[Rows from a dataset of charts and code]
-------

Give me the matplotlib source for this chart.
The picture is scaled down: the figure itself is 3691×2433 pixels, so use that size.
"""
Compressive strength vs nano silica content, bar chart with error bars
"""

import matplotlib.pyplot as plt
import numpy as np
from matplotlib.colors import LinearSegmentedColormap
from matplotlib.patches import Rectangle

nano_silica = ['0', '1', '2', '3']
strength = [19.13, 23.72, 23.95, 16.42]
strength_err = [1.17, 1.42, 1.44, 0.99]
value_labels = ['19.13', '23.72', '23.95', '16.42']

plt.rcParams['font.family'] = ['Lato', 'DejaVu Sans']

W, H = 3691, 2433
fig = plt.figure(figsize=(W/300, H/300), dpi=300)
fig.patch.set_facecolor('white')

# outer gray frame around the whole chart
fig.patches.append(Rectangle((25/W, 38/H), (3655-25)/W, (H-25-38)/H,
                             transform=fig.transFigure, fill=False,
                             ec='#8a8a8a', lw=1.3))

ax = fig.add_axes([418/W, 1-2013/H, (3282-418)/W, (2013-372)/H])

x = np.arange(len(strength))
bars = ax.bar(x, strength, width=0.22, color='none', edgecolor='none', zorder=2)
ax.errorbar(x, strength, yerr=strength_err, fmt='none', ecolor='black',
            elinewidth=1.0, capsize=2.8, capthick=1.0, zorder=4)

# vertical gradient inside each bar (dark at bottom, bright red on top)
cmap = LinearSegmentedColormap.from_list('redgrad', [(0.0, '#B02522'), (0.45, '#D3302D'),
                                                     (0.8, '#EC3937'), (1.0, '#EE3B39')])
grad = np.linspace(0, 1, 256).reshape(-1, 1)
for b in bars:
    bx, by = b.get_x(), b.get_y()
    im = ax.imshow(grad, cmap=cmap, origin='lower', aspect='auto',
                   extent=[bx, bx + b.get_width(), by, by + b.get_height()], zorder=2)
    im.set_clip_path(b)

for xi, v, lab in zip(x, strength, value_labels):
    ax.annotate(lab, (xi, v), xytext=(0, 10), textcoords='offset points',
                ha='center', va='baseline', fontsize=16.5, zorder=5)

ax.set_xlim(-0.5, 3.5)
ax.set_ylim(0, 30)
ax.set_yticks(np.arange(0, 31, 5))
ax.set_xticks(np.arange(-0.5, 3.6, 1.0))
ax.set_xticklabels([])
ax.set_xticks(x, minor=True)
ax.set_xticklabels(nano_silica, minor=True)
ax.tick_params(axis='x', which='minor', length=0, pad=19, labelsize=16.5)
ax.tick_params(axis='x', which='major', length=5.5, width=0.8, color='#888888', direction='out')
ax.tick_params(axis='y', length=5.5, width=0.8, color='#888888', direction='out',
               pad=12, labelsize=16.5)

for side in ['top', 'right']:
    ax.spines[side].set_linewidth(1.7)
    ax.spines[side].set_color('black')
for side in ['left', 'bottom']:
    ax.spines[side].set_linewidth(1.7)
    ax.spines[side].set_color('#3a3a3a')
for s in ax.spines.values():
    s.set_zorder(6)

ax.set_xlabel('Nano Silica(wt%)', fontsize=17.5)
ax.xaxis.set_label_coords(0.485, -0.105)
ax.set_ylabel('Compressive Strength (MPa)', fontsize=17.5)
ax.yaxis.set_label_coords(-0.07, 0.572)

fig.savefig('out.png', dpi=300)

-------

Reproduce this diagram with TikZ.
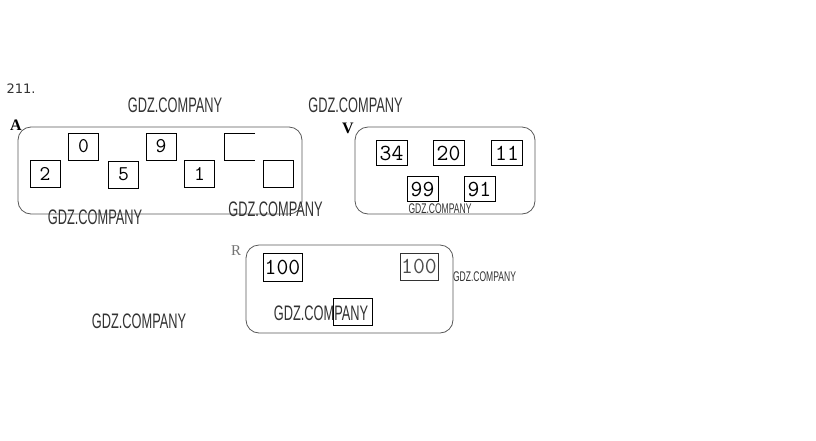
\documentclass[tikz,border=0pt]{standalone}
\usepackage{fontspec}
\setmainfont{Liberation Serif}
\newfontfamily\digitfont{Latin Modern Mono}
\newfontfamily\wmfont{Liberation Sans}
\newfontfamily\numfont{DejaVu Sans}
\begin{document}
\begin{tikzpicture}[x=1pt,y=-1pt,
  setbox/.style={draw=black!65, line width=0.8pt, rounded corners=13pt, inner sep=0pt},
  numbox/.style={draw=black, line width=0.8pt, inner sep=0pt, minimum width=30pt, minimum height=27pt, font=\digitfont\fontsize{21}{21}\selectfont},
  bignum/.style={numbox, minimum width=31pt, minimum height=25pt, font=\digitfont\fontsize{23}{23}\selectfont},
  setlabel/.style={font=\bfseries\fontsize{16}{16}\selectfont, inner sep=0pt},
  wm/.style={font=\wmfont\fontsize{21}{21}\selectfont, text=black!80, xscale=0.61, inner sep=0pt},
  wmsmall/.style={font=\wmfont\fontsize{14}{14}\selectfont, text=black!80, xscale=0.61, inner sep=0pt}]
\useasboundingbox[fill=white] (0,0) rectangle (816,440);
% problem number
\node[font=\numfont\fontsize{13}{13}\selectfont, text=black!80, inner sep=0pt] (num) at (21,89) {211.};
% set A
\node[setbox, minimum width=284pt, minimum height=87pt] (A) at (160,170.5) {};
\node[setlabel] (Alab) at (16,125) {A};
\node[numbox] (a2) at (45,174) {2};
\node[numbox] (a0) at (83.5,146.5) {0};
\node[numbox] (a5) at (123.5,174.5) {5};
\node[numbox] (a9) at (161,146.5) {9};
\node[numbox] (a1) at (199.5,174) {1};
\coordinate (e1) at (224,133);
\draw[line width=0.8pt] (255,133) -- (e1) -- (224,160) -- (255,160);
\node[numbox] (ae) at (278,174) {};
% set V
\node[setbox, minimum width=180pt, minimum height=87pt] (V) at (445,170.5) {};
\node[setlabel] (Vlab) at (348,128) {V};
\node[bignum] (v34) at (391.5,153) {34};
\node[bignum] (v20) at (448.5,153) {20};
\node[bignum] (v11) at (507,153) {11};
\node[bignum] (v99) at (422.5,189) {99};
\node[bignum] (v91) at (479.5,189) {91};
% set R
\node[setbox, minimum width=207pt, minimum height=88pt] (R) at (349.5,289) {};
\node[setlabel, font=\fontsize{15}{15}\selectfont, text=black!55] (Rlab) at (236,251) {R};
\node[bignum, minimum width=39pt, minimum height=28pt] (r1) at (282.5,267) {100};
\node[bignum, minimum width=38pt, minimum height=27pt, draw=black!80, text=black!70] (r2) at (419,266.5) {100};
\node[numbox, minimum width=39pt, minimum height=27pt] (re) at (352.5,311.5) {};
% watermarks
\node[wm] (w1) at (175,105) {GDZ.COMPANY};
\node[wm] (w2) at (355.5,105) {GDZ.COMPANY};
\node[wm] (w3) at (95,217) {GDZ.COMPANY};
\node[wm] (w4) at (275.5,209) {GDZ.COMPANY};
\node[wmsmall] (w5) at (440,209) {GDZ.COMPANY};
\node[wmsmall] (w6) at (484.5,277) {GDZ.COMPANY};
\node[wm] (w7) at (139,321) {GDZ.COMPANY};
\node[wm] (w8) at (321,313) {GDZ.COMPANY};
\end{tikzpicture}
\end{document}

-------

_WRITTEN TASK:_ Output exactly the lines running from the line containing "Give me the matplotlib source for this chart." through the line containing "elinewidth=1.0, capsize=2.8, capthick=1.0, zorder=4)", and only those lines.

_THE RESPONSE:_
Give me the matplotlib source for this chart.
The picture is scaled down: the figure itself is 3691×2433 pixels, so use that size.
"""
Compressive strength vs nano silica content, bar chart with error bars
"""

import matplotlib.pyplot as plt
import numpy as np
from matplotlib.colors import LinearSegmentedColormap
from matplotlib.patches import Rectangle

nano_silica = ['0', '1', '2', '3']
strength = [19.13, 23.72, 23.95, 16.42]
strength_err = [1.17, 1.42, 1.44, 0.99]
value_labels = ['19.13', '23.72', '23.95', '16.42']

plt.rcParams['font.family'] = ['Lato', 'DejaVu Sans']

W, H = 3691, 2433
fig = plt.figure(figsize=(W/300, H/300), dpi=300)
fig.patch.set_facecolor('white')

# outer gray frame around the whole chart
fig.patches.append(Rectangle((25/W, 38/H), (3655-25)/W, (H-25-38)/H,
                             transform=fig.transFigure, fill=False,
                             ec='#8a8a8a', lw=1.3))

ax = fig.add_axes([418/W, 1-2013/H, (3282-418)/W, (2013-372)/H])

x = np.arange(len(strength))
bars = ax.bar(x, strength, width=0.22, color='none', edgecolor='none', zorder=2)
ax.errorbar(x, strength, yerr=strength_err, fmt='none', ecolor='black',
            elinewidth=1.0, capsize=2.8, capthick=1.0, zorder=4)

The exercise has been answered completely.